Friday, April 13, 2012

SF Ballet review: Balanchine's 'Scotch Symphony'

George Balanchine's delightful 1952 "Scotch Symphony" returned to San Francisco Ballet's active repertoire with lively vigor on Friday night's opening of the company's all-Balanchine program at the War Memorial Opera House.

This highly atmospheric, though plotless, homage to Scotland takes inspiration from the pageantry of the Royal Edinburgh Military Tattoo and the heather-scented charms of the Romantic-era Bournonville classic "La Sylphide" as well as the music of Felix Mendelssohn's "Scotch Symphony" conducted with exuberant gusto by Martin West. Full of lively dancing, flashing kilts and jaunty tams, the ballet makes a happy vehicle for the freshness and energy of the corps, which was led in the first movement by Courtney Elizabeth with especial vivacity and sprightly attack.

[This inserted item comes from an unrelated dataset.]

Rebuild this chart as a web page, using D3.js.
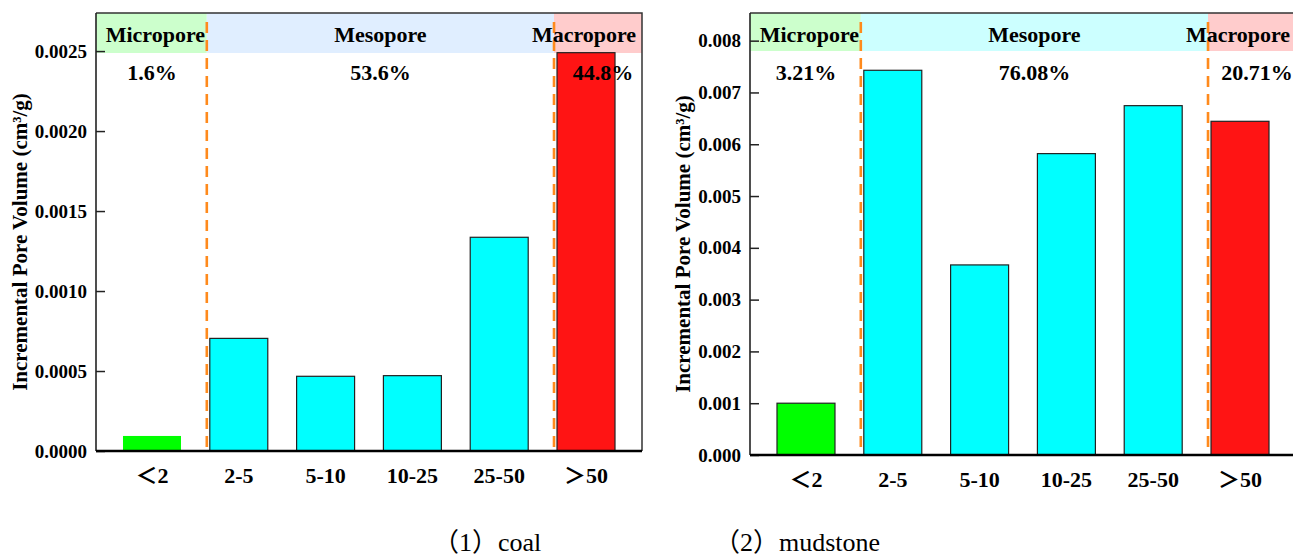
<!DOCTYPE html>
<html>
<head>
<meta charset="utf-8">
<script src="https://cdn.jsdelivr.net/npm/d3@7"></script>
<style>
  html, body { margin: 0; padding: 0; background: #fff; }
  svg { display: block; }
  text { font-family: "Liberation Serif", "Times New Roman", "Noto Serif", serif; }
</style>
</head>
<body>
<svg id="chart" width="1293" height="558"></svg>
<script>
// ---------- data ----------
const categories = ["＜2", "2-5", "5-10", "10-25", "25-50", "＞50"];
const coalValues = [0.000094, 0.000704, 0.000467, 0.000471, 0.001336, 0.00249];
const mudstoneValues = [0.001, 0.007428, 0.00367, 0.005819, 0.006745, 0.006443];
const coalTicks = [0, 0.0005, 0.001, 0.0015, 0.002, 0.0025];
const mudstoneTicks = [0, 0.001, 0.002, 0.003, 0.004, 0.005, 0.006, 0.007, 0.008];
const poreClasses = ["Micropore", "Mesopore", "Macropore"];
const classOfCategory = [0, 1, 1, 1, 1, 2];
const coalPercents = ["1.6%", "53.6%", "44.8%"];
const mudstonePercents = ["3.21%", "76.08%", "20.71%"];
const captions = ["（1）coal", "（2）mudstone"];
const yTitle = "Incremental Pore Volume (cm³/g)";

// ---------- styles / layout ----------
const barColors = ["#00ff00", "#00ffff", "#ff1414"];
const panels = [
  { values: coalValues, ticks: coalTicks, fmt: d3.format(".4f"), yMax: 0.002738,
    percents: coalPercents, left: 96, right: 642, top: 13, bottom: 451, bandBottom: 53,
    bandColors: ["#ccffcc", "#e0eeff", "#ffcccc"], titleX: 27, noStrokeFirst: true },
  { values: mudstoneValues, ticks: mudstoneTicks, fmt: d3.format(".3f"), yMax: 0.008534,
    percents: mudstonePercents, left: 750, right: 1296, top: 13, bottom: 455, bandBottom: 51,
    bandColors: ["#ccffcc", "#ccffff", "#ffcccc"], titleX: 690, noStrokeFirst: false }
];

const svg = d3.select("#chart");

panels.forEach((p, pi) => {
  const g = svg.append("g");
  const x = d3.scaleBand().domain(categories).range([p.left, p.right])
    .paddingInner(0.332).paddingOuter(0.311);
  const y = d3.scaleLinear().domain([0, p.yMax]).range([p.bottom, p.top]);

  const dash1 = x(categories[1]) - 3;
  const dash2 = x(categories[5]) - 3;
  const bandEdges = [p.left, dash1, dash2, p.right];

  // class bands at top
  g.selectAll("rect.band").data(poreClasses).join("rect")
    .attr("x", (d, i) => bandEdges[i])
    .attr("y", p.top)
    .attr("width", (d, i) => bandEdges[i + 1] - bandEdges[i])
    .attr("height", p.bandBottom - p.top)
    .attr("fill", (d, i) => p.bandColors[i]);

  // bars
  g.selectAll("rect.bar").data(p.values).join("rect")
    .attr("x", (d, i) => x(categories[i]))
    .attr("y", d => y(d))
    .attr("width", x.bandwidth())
    .attr("height", d => y(0) - y(d))
    .attr("fill", (d, i) => barColors[classOfCategory[i]])
    .attr("stroke", (d, i) => (p.noStrokeFirst && i === 0) ? "none" : "#222")
    .attr("stroke-width", 1.2);

  // dashed separators
  g.selectAll("line.sep").data([dash1, dash2]).join("line")
    .attr("x1", d => d).attr("x2", d => d)
    .attr("y1", p.top + 9).attr("y2", p.bottom)
    .attr("stroke", "#ff8a1c").attr("stroke-width", 2.6)
    .attr("stroke-dasharray", "11,7");

  // frame: top & right
  g.append("path")
    .attr("d", `M${p.left},${p.top}H${p.right}V${p.bottom}`)
    .attr("fill", "none").attr("stroke", "#333").attr("stroke-width", 1.5);

  // y axis (ticks inward)
  const yAxis = g.append("g").attr("transform", `translate(${p.left},0)`)
    .call(d3.axisLeft(y).tickValues(p.ticks).tickFormat(p.fmt).tickSize(0).tickPadding(9));
  yAxis.select(".domain").attr("stroke", "#222").attr("stroke-width", 1.6)
    .attr("d", `M0,${p.top}V${p.bottom}`);
  yAxis.selectAll(".tick line").attr("x2", 9).attr("stroke", "#222").attr("stroke-width", 1.5);
  yAxis.selectAll(".tick text")
    .style("font-family", '"Liberation Serif", serif')
    .style("font-weight", "bold").style("font-size", "19px").attr("fill", "#000");

  // x axis
  const xAxis = g.append("g").attr("transform", `translate(0,${p.bottom})`)
    .call(d3.axisBottom(x).tickSize(0).tickPadding(16));
  xAxis.select(".domain").attr("stroke", "#000").attr("stroke-width", 2.6)
    .attr("d", `M${p.left},0H${p.right}`);
  xAxis.selectAll(".tick text")
    .style("font-family", '"Liberation Serif", "Noto Sans CJK SC", serif')
    .style("font-weight", "bold").style("font-size", "22px").attr("fill", "#000");

  // class labels
  const classX = [(p.left + dash1) / 2 + 4, (dash1 + dash2) / 2, dash2 + 30];
  g.selectAll("text.cls").data(poreClasses).join("text")
    .attr("x", (d, i) => classX[i]).attr("y", 42)
    .attr("text-anchor", "middle")
    .style("font-weight", "bold").style("font-size", "22px")
    .text(d => d);

  // percentage labels
  const pctX = [x(categories[0]) + x.bandwidth() / 2, (dash1 + dash2) / 2,
                x(categories[5]) + x.bandwidth() / 2 + 17];
  g.selectAll("text.pct").data(p.percents).join("text")
    .attr("x", (d, i) => pctX[i]).attr("y", 80)
    .attr("text-anchor", "middle")
    .style("font-weight", "bold").style("font-size", "22px")
    .text(d => d);

  // y title
  g.append("text")
    .attr("transform", `translate(${p.titleX},${(p.top + p.bottom) / 2 + 10}) rotate(-90)`)
    .attr("text-anchor", "middle")
    .style("font-weight", "bold").style("font-size", "21px")
    .text(yTitle);
});

// captions
const capX = [433, 714];
svg.selectAll("text.cap").data(captions).join("text")
  .attr("x", (d, i) => capX[i]).attr("y", 551)
  .style("font-family", '"Liberation Serif", "Noto Sans CJK SC", serif')
  .style("font-size", "26px")
  .text(d => d);
</script>
</body>
</html>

The ballet is anchored, though, by the central pas de deux for a sylph-like ballerina and her lover, a duet that Yuan Yuan Tan and Davit Karapetyan imbued with a sweet longing on opening night. Balanchine fills this second movement with mysterious interludes - Tan flirts gently with Karapetyan, however romantic moments are enigmatically interrupted by the corps of men, who surround her protectively, blocking him from reaching her.